I have also read things – many things - that have made me say to myself, that’s exactly how I feel.  One that I would like to focus on is something that Chris wrote here soon after he started his blog:  I really want to thank all of you out there that have let me silently stalk your blogs. You have given me a lot of insight and understanding into my own journey and you are loved as much as I can love someone that I know only through the words of your online journals.

I would like to take Chris’ words and use them as my own:  As much as I can love people that I know only through their online words and the caring and humanity that is expressed in those words, I love you.  I love you for what you have done for me and how you have made me feel inside.  

Lastly, I want to thanks those who have offered me something I have not tasted for most of my adult life – genuine male friendship that is caring, compassionate and – yes – loving. Words simply fail me as I try to describe what this means to me.


  1. Congratulations! Sisters can be wonderful, I know, I have one. She has been consistently supportive throughout my decades long journey. You wrote of your gratitude for "genuine male friendship that is caring, compassionate and – yes – loving. Words simply fail me as I try to describe what this means to me." I totally agree. The brotherhood I feel here is exceeded only by some of my close face-to-face relationships I enjoy with friends and family.
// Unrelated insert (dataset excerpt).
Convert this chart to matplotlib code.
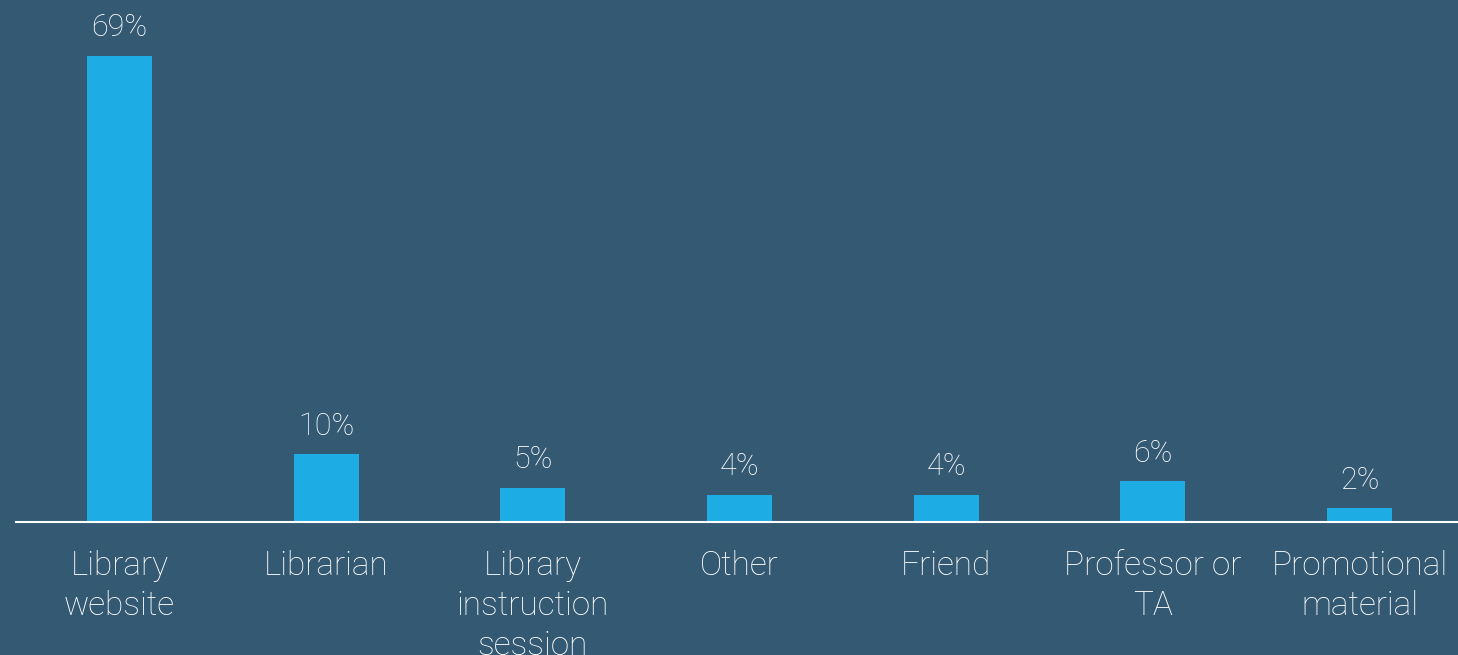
import matplotlib
matplotlib.use("Agg")
import matplotlib.pyplot as plt

categories = ["Library\nwebsite", "Librarian", "Library\ninstruction\nsession", "Other",
              "Friend", "Professor or\nTA", "Promotional\nmaterial"]
values = [69, 10, 5, 4, 4, 6, 2]
value_labels = ["69%", "10%", "5%", "4%", "4%", "6%", "2%"]

bg = "#345A73"
bar_color = "#1EACE4"
text_color = "#FFFFFF"

plt.rcParams["font.family"] = ["Roboto", "DejaVu Sans"]

fig = plt.figure(figsize=(14.58, 6.55), dpi=100, facecolor=bg)
ax = fig.add_axes([16 / 1458, 133 / 655, 1447 / 1458, 522 / 655], facecolor=bg)

x = list(range(len(categories)))
bars = ax.bar(x, values, width=0.315, color=bar_color, zorder=2)

ax.set_xlim(-0.5, len(categories) - 0.5)
ax.set_ylim(0, 77.3)

for rect, lab in zip(bars, value_labels):
    ax.annotate(lab, (rect.get_x() + rect.get_width() / 2, rect.get_height()),
                xytext=(0, 10), textcoords="offset points", ha="center", va="bottom",
                color=text_color, fontsize=22, fontweight="light")

ax.set_xticks(x)
ax.set_xticklabels(categories, color=text_color, fontsize=24, linespacing=1.32,
                   fontweight="light")
ax.tick_params(axis="x", length=0, pad=20)
ax.set_yticks([])

for side in ("left", "right", "top"):
    ax.spines[side].set_visible(False)
ax.spines["bottom"].set_color(text_color)
ax.spines["bottom"].set_linewidth(1.5)

fig.savefig("out.png", dpi=100, facecolor=bg)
May you also be so blessed as your journey continues.

  2. God bless both you and your wife. This pilgrimage now includes her as well..

  3. Thanks to both of you, Ned and Neal - two of my earliest band of brothers. And Neal, aptly put.

  4. You are starting on a journey. This period of your life will pass and never come again. Be sure to write it down as it happens.

    I enjoy reading your posts.

    I recommend the story of Chris as an interesting case study. His situation was quite a bit different from yours (he's a lot younger), but I think you'll like his story. Not so much how it plays out (he and his wife eventually separate, which is not your trajectory) but in the evolution of his thinking.

  5. Thanks MoHoHawaii, for your counsel and support and recommendations, all of which I appreciate. Such support has meant and will mean a lot to me in the coming days, weeks and months.

  6. Wow! I wish I'd had a sister who'd been 1/2 as compassionate as yours....

  7. Congratulations; this is very good! Good things are happening to you.

    In my personal experience, people take your coming out depending on your level of comfort when you do so. For instance if your coming out is full of angst and shame, they'll probably react wanting to deal with that angst more than the fact that you're gay. If your coming out shows that you've spent a fair amount of self-introspection and healthy acceptance, there's a more likely chance they don't have to dedicate the same amounts of emotional angst. Families and close friends immediately want to shelter you from pain and suffering, it is a human thing...

    Sounds like you're doing things the right way!

  8. Thanks, Miguel, I appreciate both your insights and your support (and your hugs).

  9. You are married to a spectacular woman! I am glad that you took her into your confidence and reconfirmed the "real you" to her. She obviously loves you and has known this of you and has accepted this as being who you really are - otherwise she may have had a totally different and more shocking response.

    I hope this openness will just continue to grow between you. May you find peace and comfort in being authentic with her, but may I suggest you be patient with her as well. All that you feel and this newness and excitement may not be so exciting for her, and may take some time for her to process.

    But wow, I concur you're on quite the blessed path forward!